So 10g would be $18,000 for 5 years of service. Less for 1G of course.
There were people I knew who moved to Kansas when Google installed fiber there because they wanted a lower cost of living and could work from anywhere if they had good internet service.
If someone wants a decent side hustle a service for finding places to live that have 1G+ internet + enough amenities for your typical engineering type might make decent bank with referral fees. Collecting all that into one location.
As someone who recently (-ish) moved to Oak Ridge, TN where we still have shitty Comcast and AT&T service I really wish we had what Chattanooga has. I love the area, but I do not love the internet service providers I have to choose from.
Very true, I could have it much worse. Honestly Comcast isn't that bad, but I deeply resent their ridiculous bandwidth cap when their service is so expensive.
It still gets floated from time to time (I recently saw high speed rail maps making the rounds).
IF/ when ATL > Chattanooga > Nashville are connected by a leg, it will absolutely change the region.
I have "heard" - completely so-and-so said - that much of the needed infrastructure exists. The key is repurposing existing rail lines and getting right of way.
I think there was a study commissioned that laid out the whole plan for a (3-5 stop) between downtown ATL and Nashville with a stop in Chattanooga.
I wonder how many customers actually do the networking on their end to make sure they aren't the bottleneck (10g ports/proper cabling and switches) versus people who just think "it's a bigger number and I have the cash... Sure"
Residential Internet almost never guarantees speed to the Internet backbone, it is just advertising the Ethernet link speed. There are subscriptions with guaranteed performance, but at a different price.

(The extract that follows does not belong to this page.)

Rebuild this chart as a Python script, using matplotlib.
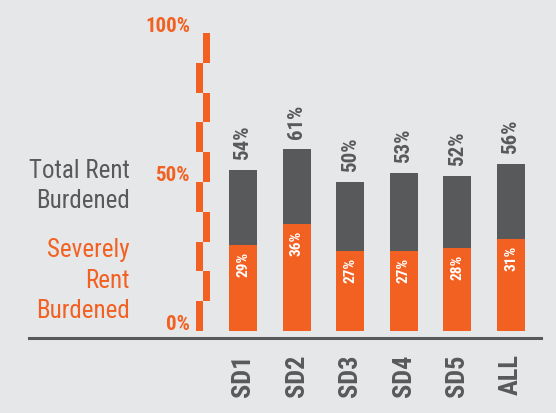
import matplotlib
matplotlib.use("Agg")
import matplotlib.pyplot as plt
from matplotlib import font_manager
import numpy as np

# Data
categories = ["SD1", "SD2", "SD3", "SD4", "SD5", "ALL"]
total_burdened = [54, 61, 50, 53, 52, 56]
severely_burdened = [29, 36, 27, 27, 28, 31]
axis_ticks = [0, 50, 100]

ORANGE = "#F26122"
GRAY = "#58595B"
BG = "#E6E7E9"

# Pick a condensed face when one is available
installed = {f.name for f in font_manager.fontManager.ttflist}
family = "Roboto"
for cand in ["Roboto Condensed", "Liberation Sans Narrow", "DejaVu Sans Condensed"]:
    if cand in installed:
        family = cand
        break
plt.rcParams["font.family"] = [family, "DejaVu Sans"]

W, H = 556, 414
fig = plt.figure(figsize=(W / 100, H / 100), dpi=100, facecolor=BG)
ax = fig.add_axes([29 / W, 82 / H, 512 / W, 298 / H])
ax.set_facecolor(BG)

x = np.arange(len(categories))
step = 53.6  # pixels per category
ax.set_xlim((29 - 243) / step, (541 - 243) / step)
ax.set_ylim(0, 100)

bw = 28 / step
ax.bar(x, total_burdened, width=bw, color=GRAY, zorder=2)
ax.bar(x, severely_burdened, width=bw, color=ORANGE, zorder=3)

px = 100 / 298  # one pixel in value units
for xi, t, s in zip(x, total_burdened, severely_burdened):
    ax.text(xi, t + 11 * px, f"{t}%", ha="center", va="bottom",
            rotation=90, color=GRAY, fontsize=15, fontweight="bold")
    ax.text(xi, s - 6 * px, f"{s}%", ha="center", va="top", rotation=90,
            color="white", fontsize=11, fontweight="bold", zorder=4)

# Staggered value axis
seg_w = 7 / step
left_x = (199.5 - 243) / step
right_x = (206.5 - 243) / step
for i, y0 in enumerate(range(0, 100, 10)):
    sx = left_x if i % 2 == 0 else right_x
    ax.bar(sx, 10, bottom=y0, width=seg_w, color=ORANGE, zorder=2)

label_x = (190 - 243) / step
for v in axis_ticks:
    ax.text(label_x, v + 0.8, f"{v}%", ha="right", va="baseline",
            color=ORANGE, fontsize=15, fontweight="bold")

# Legend-style captions
cap_x = 130 / W
for txt, base, col in [("Total Rent", 178, GRAY), ("Burdened", 208, GRAY),
                       ("Severely", 257, ORANGE), ("Rent", 288, ORANGE),
                       ("Burdened", 318, ORANGE)]:
    fig.text(cap_x, (H - base) / H, txt, ha="right", va="baseline",
             color=col, fontsize=18)

for side in ["left", "top", "right"]:
    ax.spines[side].set_visible(False)
ax.spines["bottom"].set_position(("outward", 5))
ax.spines["bottom"].set_color(GRAY)
ax.spines["bottom"].set_linewidth(2.2)

ax.set_yticks([])
ax.set_xticks(x)
ax.set_xticklabels(categories, rotation=90, fontsize=19, fontweight="bold",
                   color=GRAY)
ax.tick_params(axis="x", length=0, pad=11)

fig.savefig("out.png", dpi=100, facecolor=BG)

My home Internet connections are 1 Gbps and 300 Mbps (2 links from 2 providers, I work from home and I need the uptime) for less than $10 each, but the transfer speeds are close to these numbers only for local servers, getting out of the country is about half these speeds.
Best internet I ever used was the municipal fiber in Wilkes County NC (a mostly rural mountain county in NW NC, it does have one larger town which is economically struggling). It was actually better performing and more reliable than the gigabit I used in a skyscraper in Seattle.
That's about the only thing Wilkes county has going for it though. Well, that and housing costs that are much more affordable than most of the more touristy mountain counties nearby.